Non c’era profumo nell’aria.
Non c’erano fiori nei prati.
Il sole non riusciva ancora ad alzarsi alto nel cielo, ed era costretto a nascondersi dietro i palazzi più alti a sud.
Eppure era pieno di sorrisi lì, attorno allo stadio, e la strada si dipingeva di abbracci sinceri tra amici e di tante “mano nella mano”.
Mio figlio Edoardo era all’Atalanta con me, e mi teneva forte la mano, visibilmente emozionato.
La sua piccola mano si perdeva nella mia, e mi ricordava quando ero io da piccolo a stringere quella di mio padre, mentre mi accingevo ad entrare al Brumana.
L’emozione scorre ancora veloce sul filo del ricordo della mia prima volta all’Atalanta: il profumo del biglietto colorato tra le mie mani, la scalinata infinita dietro la Sud, il verde del prato che mi abbaglió più del sole, mio papà che vedendomi silenzioso mi sussurrò: “Tutto bene? Ti piace?”.

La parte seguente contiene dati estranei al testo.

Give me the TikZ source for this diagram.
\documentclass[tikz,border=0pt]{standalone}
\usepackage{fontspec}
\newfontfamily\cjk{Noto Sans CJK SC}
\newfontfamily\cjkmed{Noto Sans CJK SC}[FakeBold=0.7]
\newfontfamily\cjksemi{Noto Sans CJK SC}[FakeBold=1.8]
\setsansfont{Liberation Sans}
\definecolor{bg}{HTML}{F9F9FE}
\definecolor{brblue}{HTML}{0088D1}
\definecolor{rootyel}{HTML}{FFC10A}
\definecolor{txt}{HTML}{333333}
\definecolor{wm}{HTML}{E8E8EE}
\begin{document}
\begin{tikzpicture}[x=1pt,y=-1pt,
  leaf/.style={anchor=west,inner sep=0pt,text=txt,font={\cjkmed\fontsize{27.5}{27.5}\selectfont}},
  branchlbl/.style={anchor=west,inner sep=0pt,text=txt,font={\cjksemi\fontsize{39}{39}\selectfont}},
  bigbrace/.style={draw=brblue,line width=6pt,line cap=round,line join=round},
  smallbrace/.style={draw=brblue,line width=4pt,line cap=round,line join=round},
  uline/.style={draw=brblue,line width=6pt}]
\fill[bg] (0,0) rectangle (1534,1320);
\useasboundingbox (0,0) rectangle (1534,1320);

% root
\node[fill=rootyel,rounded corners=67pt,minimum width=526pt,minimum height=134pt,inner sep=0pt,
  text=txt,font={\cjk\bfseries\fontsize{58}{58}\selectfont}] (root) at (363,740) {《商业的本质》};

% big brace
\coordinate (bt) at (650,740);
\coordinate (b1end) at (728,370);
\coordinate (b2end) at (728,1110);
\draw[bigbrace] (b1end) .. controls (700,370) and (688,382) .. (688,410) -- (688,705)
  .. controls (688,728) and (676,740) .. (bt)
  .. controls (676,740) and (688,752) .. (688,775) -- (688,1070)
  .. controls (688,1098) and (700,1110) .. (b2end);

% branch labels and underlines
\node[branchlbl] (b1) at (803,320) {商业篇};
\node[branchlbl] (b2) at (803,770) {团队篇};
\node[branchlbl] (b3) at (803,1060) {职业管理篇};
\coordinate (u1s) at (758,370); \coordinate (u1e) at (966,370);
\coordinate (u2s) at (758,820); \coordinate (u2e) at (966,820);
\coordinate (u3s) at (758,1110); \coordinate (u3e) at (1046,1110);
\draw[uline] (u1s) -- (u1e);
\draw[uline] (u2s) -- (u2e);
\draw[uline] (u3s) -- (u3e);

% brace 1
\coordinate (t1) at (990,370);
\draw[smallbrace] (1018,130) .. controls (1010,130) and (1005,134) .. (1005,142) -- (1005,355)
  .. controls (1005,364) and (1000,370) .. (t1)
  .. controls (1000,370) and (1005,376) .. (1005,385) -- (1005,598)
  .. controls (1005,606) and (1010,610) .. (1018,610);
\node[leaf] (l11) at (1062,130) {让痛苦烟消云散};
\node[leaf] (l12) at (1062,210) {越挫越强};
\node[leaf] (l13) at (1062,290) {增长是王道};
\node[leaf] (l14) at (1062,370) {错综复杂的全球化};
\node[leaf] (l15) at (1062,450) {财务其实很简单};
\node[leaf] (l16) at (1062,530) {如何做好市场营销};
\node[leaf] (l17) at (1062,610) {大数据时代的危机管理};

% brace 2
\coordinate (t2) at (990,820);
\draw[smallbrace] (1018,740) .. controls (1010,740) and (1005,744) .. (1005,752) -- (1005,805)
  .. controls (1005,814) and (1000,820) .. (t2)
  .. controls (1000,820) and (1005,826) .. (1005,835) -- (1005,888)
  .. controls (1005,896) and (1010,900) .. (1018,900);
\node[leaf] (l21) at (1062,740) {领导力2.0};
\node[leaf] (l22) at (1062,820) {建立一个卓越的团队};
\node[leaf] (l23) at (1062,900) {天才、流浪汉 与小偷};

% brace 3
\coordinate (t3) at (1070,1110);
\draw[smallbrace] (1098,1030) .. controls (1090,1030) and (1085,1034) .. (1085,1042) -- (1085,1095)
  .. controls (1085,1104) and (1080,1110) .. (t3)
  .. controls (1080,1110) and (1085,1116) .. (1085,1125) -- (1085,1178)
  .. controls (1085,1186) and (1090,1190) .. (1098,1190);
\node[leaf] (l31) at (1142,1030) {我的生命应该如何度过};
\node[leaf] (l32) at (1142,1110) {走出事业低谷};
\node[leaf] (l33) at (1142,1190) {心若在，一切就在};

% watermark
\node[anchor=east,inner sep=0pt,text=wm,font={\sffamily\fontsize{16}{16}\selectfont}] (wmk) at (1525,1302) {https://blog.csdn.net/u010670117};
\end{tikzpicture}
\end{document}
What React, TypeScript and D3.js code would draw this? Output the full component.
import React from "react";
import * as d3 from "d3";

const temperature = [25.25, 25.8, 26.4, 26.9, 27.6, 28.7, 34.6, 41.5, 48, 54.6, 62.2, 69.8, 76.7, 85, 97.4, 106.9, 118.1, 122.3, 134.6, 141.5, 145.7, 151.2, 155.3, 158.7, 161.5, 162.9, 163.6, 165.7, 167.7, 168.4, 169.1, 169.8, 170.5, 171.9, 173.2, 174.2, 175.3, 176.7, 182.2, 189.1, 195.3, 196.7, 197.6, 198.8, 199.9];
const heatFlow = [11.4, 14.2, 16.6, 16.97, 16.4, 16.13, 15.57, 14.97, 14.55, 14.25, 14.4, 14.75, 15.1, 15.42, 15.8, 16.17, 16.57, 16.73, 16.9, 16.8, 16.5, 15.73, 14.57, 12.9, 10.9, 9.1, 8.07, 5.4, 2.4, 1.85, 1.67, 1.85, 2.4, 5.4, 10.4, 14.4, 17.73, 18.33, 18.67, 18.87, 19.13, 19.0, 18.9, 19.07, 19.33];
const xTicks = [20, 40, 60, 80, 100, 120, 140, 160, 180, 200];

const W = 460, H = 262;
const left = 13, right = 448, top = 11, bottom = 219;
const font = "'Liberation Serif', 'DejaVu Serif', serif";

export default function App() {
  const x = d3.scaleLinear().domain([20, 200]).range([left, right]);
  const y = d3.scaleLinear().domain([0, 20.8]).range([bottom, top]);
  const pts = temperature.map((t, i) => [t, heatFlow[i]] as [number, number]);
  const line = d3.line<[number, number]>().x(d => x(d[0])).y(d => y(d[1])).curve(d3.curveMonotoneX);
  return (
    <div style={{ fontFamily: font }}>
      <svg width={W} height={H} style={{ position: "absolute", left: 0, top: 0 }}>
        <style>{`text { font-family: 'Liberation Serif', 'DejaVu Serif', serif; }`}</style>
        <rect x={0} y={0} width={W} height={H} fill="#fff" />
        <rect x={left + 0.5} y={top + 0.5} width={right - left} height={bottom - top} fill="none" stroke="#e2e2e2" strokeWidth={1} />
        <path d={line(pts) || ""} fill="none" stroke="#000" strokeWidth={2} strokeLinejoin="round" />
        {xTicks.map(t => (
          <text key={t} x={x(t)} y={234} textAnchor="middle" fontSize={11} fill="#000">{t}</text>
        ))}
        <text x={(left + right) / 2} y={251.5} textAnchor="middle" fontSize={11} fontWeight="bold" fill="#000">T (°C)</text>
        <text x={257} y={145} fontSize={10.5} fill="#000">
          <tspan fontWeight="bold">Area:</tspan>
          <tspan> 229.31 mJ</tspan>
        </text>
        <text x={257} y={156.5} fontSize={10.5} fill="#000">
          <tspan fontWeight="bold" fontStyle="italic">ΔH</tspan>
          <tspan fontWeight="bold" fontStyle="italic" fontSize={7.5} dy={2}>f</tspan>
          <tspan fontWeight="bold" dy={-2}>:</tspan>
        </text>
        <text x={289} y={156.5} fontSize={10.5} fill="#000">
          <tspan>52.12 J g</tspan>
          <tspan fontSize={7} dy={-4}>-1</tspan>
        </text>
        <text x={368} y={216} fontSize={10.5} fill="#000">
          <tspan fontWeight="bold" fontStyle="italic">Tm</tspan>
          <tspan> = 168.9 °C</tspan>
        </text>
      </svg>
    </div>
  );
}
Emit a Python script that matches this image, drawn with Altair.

Non risposi nemmeno, bastò solo uno sguardo complice, in cui si celava un ringraziamento impossibile da esprimere con semplici parole.
Ed esattamente un anno fa, in quel magico catino, oltre a mio figlio, vedevo centinaia di bambini “mano nella mano” con il loro papà o la loro mamma, che vivevano di emozioni vere, tangibili, che potevi persino respirare.
E anche se non c’era profumo nell’aria, non c’erano fiori nei prati e non era ancora tempo di Primavera, ogni istante, lí, sbocciava magicamente qualcosa.
Sbocciava tra le nostre mani, che stringevano altre mani.
Torneremo a far germogliare le emozioni, ne sono certo.
Per ora, non dimentichiamo di essere quelli di un anno fa.